A little etymological research tells me that the prefix "nether" means "under" or "lower" - like one's nether regions - somewhat hidden from view. "Denby" was once a "Settlement of the Danes" - harking back to the years - after the Roman occupation - when Yorkshire was invaded by Vikings and other Norsemen. Many Yorkshire place names and family names - including my own - can be traced back to those early Danish settlers. Even the name York sprang from its Viking name - Jorvik.
It was good to be out in the wind today, under scudding clouds, plodding along unfamiliar paths. You never know what you might see or when you might encounter a yapping pampered canine or even genuine wildlife. As I descended to a silvery pool in the babbling River Dearne - under a leafy canopy - an alarmed heron flapped its way out of the trees and later a covey of grouse were equally startled - their clucking song resounding along the hedgerows as they left.

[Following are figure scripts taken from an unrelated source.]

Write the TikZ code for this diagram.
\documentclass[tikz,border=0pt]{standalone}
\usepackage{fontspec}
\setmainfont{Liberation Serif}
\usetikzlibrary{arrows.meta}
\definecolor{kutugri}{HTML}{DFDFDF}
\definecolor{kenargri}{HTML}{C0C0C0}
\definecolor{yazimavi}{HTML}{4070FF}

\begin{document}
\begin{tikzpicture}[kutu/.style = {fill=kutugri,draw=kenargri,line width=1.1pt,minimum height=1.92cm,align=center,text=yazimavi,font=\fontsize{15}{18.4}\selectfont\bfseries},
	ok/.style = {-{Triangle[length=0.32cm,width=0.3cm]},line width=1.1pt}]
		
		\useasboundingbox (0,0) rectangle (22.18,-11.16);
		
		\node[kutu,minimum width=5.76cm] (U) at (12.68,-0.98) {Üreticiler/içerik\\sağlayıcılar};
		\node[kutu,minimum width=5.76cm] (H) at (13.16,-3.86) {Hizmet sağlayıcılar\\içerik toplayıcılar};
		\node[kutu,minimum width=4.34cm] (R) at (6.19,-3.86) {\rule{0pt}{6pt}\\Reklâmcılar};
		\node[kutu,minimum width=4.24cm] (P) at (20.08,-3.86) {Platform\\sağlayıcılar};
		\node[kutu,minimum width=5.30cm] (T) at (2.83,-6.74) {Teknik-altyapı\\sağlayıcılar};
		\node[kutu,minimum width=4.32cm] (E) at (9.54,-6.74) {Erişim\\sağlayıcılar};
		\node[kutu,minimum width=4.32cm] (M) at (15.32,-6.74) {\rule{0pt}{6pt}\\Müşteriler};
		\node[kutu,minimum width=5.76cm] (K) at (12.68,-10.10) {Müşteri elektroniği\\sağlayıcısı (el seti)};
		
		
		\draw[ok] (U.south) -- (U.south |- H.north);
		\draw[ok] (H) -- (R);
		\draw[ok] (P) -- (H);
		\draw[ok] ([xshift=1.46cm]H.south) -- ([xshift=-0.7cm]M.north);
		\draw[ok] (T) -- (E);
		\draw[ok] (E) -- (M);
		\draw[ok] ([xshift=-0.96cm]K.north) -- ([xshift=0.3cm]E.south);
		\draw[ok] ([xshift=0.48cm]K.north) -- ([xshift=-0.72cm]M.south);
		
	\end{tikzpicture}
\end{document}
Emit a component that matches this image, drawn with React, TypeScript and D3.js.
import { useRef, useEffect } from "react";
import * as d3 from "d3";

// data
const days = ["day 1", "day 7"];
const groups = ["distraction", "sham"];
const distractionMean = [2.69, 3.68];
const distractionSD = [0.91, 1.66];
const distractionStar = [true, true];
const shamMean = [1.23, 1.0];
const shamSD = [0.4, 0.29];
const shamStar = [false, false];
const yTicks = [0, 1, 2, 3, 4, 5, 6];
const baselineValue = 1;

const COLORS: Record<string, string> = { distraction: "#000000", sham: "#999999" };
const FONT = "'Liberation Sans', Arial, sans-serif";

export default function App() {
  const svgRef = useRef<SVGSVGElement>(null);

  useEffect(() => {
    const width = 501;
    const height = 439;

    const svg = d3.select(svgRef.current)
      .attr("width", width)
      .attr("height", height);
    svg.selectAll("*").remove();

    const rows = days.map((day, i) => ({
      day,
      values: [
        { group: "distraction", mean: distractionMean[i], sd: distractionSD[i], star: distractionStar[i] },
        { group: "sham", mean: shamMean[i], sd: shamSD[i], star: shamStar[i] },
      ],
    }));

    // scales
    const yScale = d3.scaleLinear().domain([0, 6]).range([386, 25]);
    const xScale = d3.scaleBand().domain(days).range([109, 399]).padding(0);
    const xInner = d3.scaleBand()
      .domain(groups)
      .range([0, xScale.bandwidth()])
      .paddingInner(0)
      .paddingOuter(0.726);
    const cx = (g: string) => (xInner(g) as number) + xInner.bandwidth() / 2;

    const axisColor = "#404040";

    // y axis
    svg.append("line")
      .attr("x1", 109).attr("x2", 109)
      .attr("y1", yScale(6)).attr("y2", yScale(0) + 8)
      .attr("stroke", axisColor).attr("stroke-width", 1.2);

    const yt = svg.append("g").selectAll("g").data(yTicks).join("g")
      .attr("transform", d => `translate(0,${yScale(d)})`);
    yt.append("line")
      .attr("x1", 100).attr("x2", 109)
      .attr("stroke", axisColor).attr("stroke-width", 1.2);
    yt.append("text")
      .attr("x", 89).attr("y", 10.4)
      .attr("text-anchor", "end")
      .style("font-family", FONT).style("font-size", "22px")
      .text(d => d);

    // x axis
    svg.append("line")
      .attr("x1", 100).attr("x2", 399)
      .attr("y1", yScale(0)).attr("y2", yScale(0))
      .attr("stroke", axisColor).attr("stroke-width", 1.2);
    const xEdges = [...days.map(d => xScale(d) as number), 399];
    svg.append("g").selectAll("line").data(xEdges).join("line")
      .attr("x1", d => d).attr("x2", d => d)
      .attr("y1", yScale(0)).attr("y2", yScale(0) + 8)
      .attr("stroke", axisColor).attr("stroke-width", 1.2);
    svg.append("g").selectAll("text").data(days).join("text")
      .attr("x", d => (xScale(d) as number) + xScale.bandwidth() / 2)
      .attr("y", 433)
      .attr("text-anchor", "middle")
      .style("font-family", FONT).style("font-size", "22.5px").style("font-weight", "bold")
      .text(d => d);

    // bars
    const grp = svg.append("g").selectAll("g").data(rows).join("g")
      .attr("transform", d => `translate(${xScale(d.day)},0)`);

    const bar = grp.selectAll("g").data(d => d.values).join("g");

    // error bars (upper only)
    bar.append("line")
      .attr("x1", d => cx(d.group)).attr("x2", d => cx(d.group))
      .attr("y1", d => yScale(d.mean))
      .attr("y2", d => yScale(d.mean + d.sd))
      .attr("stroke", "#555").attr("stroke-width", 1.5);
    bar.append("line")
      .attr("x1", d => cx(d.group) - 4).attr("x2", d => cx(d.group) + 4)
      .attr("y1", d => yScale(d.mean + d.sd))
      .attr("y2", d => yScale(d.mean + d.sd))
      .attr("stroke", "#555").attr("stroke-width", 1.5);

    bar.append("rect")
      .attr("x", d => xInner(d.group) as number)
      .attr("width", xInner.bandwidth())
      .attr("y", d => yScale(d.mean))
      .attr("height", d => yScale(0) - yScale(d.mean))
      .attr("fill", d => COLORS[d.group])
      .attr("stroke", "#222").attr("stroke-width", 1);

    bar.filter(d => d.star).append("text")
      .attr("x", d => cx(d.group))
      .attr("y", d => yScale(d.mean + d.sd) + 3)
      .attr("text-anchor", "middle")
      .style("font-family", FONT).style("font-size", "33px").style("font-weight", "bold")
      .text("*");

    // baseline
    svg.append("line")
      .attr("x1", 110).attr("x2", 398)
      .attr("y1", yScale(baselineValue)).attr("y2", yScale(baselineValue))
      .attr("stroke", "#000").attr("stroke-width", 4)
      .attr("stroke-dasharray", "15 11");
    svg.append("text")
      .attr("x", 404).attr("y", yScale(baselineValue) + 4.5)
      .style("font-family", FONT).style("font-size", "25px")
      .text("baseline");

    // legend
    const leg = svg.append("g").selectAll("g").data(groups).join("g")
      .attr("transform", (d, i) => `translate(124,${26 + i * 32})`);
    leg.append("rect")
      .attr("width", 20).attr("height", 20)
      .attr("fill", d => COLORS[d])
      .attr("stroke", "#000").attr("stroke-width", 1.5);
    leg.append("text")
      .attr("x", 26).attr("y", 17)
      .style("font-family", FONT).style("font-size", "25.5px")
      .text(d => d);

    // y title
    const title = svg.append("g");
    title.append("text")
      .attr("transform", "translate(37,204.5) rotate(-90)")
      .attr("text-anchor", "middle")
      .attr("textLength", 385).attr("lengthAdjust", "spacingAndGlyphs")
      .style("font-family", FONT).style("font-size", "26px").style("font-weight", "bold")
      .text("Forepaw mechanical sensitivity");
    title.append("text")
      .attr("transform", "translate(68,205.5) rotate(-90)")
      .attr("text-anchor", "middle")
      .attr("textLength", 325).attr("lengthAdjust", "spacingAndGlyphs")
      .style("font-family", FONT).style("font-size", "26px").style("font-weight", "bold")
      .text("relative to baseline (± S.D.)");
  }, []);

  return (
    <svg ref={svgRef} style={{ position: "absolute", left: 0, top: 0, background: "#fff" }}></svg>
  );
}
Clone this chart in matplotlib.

Then back past "The Travellers Inn" to Sheffield where I went straight to "Carpet Right" to purchase enough cheap carpet to cover a bedroom floor at our son's house. I have been decorating that room this week and had to admit that the carpet was gross and really needed replacing. I have also bought some new curtains as a previous tenant had roughly sliced the excess bottom inches off the old curtains with a pair of scissors, leaving ragged threads behind. The good thing about cheap carpets is that they tend to be thin so they're quite easy to cut. Fitting it myself will save £60.
Oh dear - this post appears to have rambled like a good old country walk.